I enjoy going to sporting events. I have to admit that I am a NASCAR fan and have attended several races. They are exciting and loud. The race cars seem to go faster than what it seems like when you watch a race on television. But, I do not like arriving to the event and leaving. When there are over 100,000 people attending the event, traffic gets a little messy. Of course, everyone wants to arrive and leave at the same time. The venue can hold everyone, but the roads and transit system was not designed to handle the bursts of traffic that these events produce.

When the event is over, people end up waiting in long lines that move slowly as the vehicles reach the highway access points. This burst of traffic causes most vehicles to be delayed significantly while a continuous, small trickle of people makes it to the highway. If it were possible to adjust the roads to handle the increased capacity, then traffic would flow without any problems and people would be happy.

In my earlier post, I described the DNS infrastructure within the communications service provider (CSP). All of these DNS environments in the CSP require the ability to manage large volumes of requests. If there is an increase in the volume of subscriber traffic, like what is seen when there is a major disaster, there is a corresponding increase in the number of DNS queries being handled by the local DNS servers. All of this traffic drives traffic in the control plane and that DNS infrastructure will see an increase as well. The provider’s domains could be stressed when the home page of the subscribers’ applications and browsers point to the CSP’s site.

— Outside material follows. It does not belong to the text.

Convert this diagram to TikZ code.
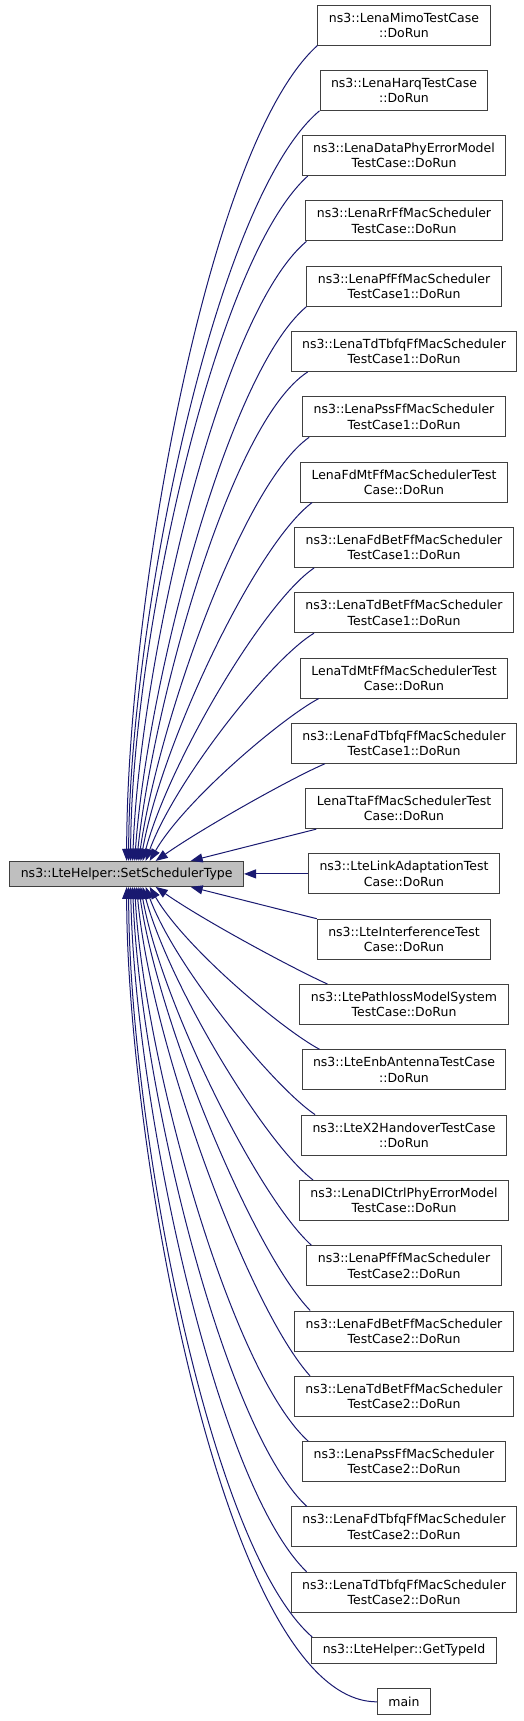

When there is an oversubscription problem, the DNS protocol is designed to attempt to recover. First, the DNS client will continue to query if there is not a response within a certain amount of time. The DNS client will typically wait 2 seconds and retry the request 3 times. Sometimes, the DNS clients will send the query to a different DNS server if the first one is not responding or is generally not available. This means that a subscriber will wait approximately 6 seconds before the resource they are trying to reach is determined to be unavailable. Note that it is important to state that the resource is available. The subscriber just does not know how to reach it because their application does not know the IP address associated with the resource.

Any delay in the responsiveness of the application affects the subscribers’ Quality of Experience. Two seconds or more is a long time when discussing Internet response times. It is said that a subscriber will cancel browsing and go to a different website if it takes more than seven seconds to load the page. People expect instant results on the Internet and providing scalability to the DNS infrastructure is an important piece of the solution.

Build It in Case They Come

Service Providers need to build a DNS infrastructure that can support the tens of millions of users that connect to their network. While not all users will be connected to their network at any given point in time, they need to build a DNS solution that will not break under the potential load pressures. Individual servers can only support so many DNS requests per second based on current technology and hardware. The typical high-end server will support approximately 25,000 to 75,000 DNS queries per second. To scale beyond this, a farm of DNS servers behind an application delivery controller (ADC) is typically used. Strategically, multiple farms are built in diverse geographic locations. When the CSP uses an application delivery controller to manage a pool of servers, they gain scalability to handle high volumes of DNS queries. They also gain the benefit of local availability since the application delivery controller has the ability to health check the status of the servers and DNS processes within them. If the DNS service is not available, DNS requests are not sent to that specific server, but instead, distributed among the other servers available within that pool.

Local DNS diagram

The dependency upon the performance of the servers can be reduced dramatically with the inclusion of a high performance DNS cache. The DNS cache can sit in front of the DNS servers and when a response is sent back to a client, the DNS cache will copy the entry and when a future query is seen for that same entry, the cache will respond directly. The DNS cache can also be a DNS resolver and actually reach out to the Internet DNS infrastructure to find the answer through recursive queries. Because the cache utilizes memory and entries based on recently accessed information instead of using a software based process, the DNS cache can respond to a request much faster and more efficiently than a typical DNS server.

The DNS infrastructure provided by CSPs is used by their customers as their Local DNS server in addition to managing addresses that the CSP owns. This means that the DNS server resolves queries for names that the CSP owns (mail.provider-Y.com) as well as queries for any address on the Internet. If the CSP is not the owner for that address, its DNS servers must send out queries to find out which servers are responsible and obtain an answer from those servers to deliver an address. This sequence of events can take several recursive queries to obtain the final response that is delivered back to the client. The DNS cache can eliminate the need to perform this sequence of recursive queries beyond the initial query. Once the DNS server has obtained the answer the first time, the DNS cache can retain that answer and deliver it to the requester more efficiently. This saves large amounts of processing and network resources.

With the size of the CSP networks and number of concurrent subscribers that are accessing the Internet through it at any given time, it is essential for the CSP to provide a DNS infrastructure that can handle the expected and unexpected loads that it may be subjected to. Like the NASCAR event, it is important for the host to develop a plan and architect a solution that allows everyone to get to their destination.  It is the responsibility of the CSP to utilize technology and solutions that have the ability to handle the bursty nature of the DNS traffic and still deliver responses in a timely fashion.